■ The exercise:
Word for word, copy all the data and drop the pictures.

---------- Dataset section

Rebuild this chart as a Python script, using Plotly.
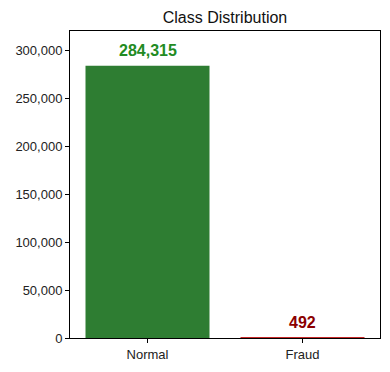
import plotly.graph_objects as go

categories = ["Normal", "Fraud"]
counts = [284315, 492]
bar_colors = ["#2e7d32", "#c62828"]
label_colors = ["#228b22", "#8b0000"]
y_ticks = [0, 50000, 100000, 150000, 200000, 250000, 300000]

fig = go.Figure()
fig.add_trace(go.Bar(
    x=categories, y=counts, width=0.8,
    marker=dict(color=bar_colors, line=dict(width=0)),
    hoverinfo="x+y",
))
for c, v, col in zip(categories, counts, label_colors):
    fig.add_annotation(
        x=c, y=v, text=f"<b>{v:,}</b>", showarrow=False,
        yanchor="bottom", yshift=5,
        font=dict(family="Liberation Sans, Arial, sans-serif", size=16, color=col),
    )

fig.update_layout(
    width=390, height=372,
    margin=dict(l=70, r=10, t=31, b=34),
    paper_bgcolor="white", plot_bgcolor="white",
    font=dict(family="Liberation Sans, Arial, sans-serif", size=13, color="#222"),
    title=dict(text="Class Distribution", x=(70 + 380) / 2 / 390, xanchor="center",
               y=1 - 17 / 372, yanchor="middle",
               font=dict(size=16, color="#111")),
    showlegend=False,
    bargap=0.2,
)
fig.update_xaxes(
    range=[-0.5, 1.5], showgrid=False, showline=True, mirror=True,
    linecolor="black", linewidth=1, ticks="outside", ticklen=4,
    tickcolor="black", tickfont=dict(size=13, color="#222"),
)
fig.update_yaxes(
    range=[0, 320500], tickvals=y_ticks,
    ticktext=[f"{t:,}" for t in y_ticks],
    showgrid=False, showline=True, mirror=True, zeroline=False,
    linecolor="black", linewidth=1, ticks="outside", ticklen=4,
    tickcolor="black", tickfont=dict(size=13, color="#222"),
)
fig.write_html("out.html")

--------------------

■ Result below:
Rebuild this chart as a Python script, using Plotly.
import plotly.graph_objects as go

categories = ["Normal", "Fraud"]
counts = [284315, 492]
bar_colors = ["#2e7d32", "#c62828"]
label_colors = ["#228b22", "#8b0000"]
y_ticks = [0, 50000, 100000, 150000, 200000, 250000, 300000]

fig = go.Figure()
fig.add_trace(go.Bar(
    x=categories, y=counts, width=0.8,
    marker=dict(color=bar_colors, line=dict(width=0)),
    hoverinfo="x+y",
))
for c, v, col in zip(categories, counts, label_colors):
    fig.add_annotation(
        x=c, y=v, text=f"<b>{v:,}</b>", showarrow=False,
        yanchor="bottom", yshift=5,
        font=dict(family="Liberation Sans, Arial, sans-serif", size=16, color=col),
    )

fig.update_layout(
    width=390, height=372,
    margin=dict(l=70, r=10, t=31, b=34),
    paper_bgcolor="white", plot_bgcolor="white",
    font=dict(family="Liberation Sans, Arial, sans-serif", size=13, color="#222"),
    title=dict(text="Class Distribution", x=(70 + 380) / 2 / 390, xanchor="center",
               y=1 - 17 / 372, yanchor="middle",
               font=dict(size=16, color="#111")),
    showlegend=False,
    bargap=0.2,
)
fig.update_xaxes(
    range=[-0.5, 1.5], showgrid=False, showline=True, mirror=True,
    linecolor="black", linewidth=1, ticks="outside", ticklen=4,
    tickcolor="black", tickfont=dict(size=13, color="#222"),
)
fig.update_yaxes(
    range=[0, 320500], tickvals=y_ticks,
    ticktext=[f"{t:,}" for t in y_ticks],
    showgrid=False, showline=True, mirror=True, zeroline=False,
    linecolor="black", linewidth=1, ticks="outside", ticklen=4,
    tickcolor="black", tickfont=dict(size=13, color="#222"),
)
fig.write_html("out.html")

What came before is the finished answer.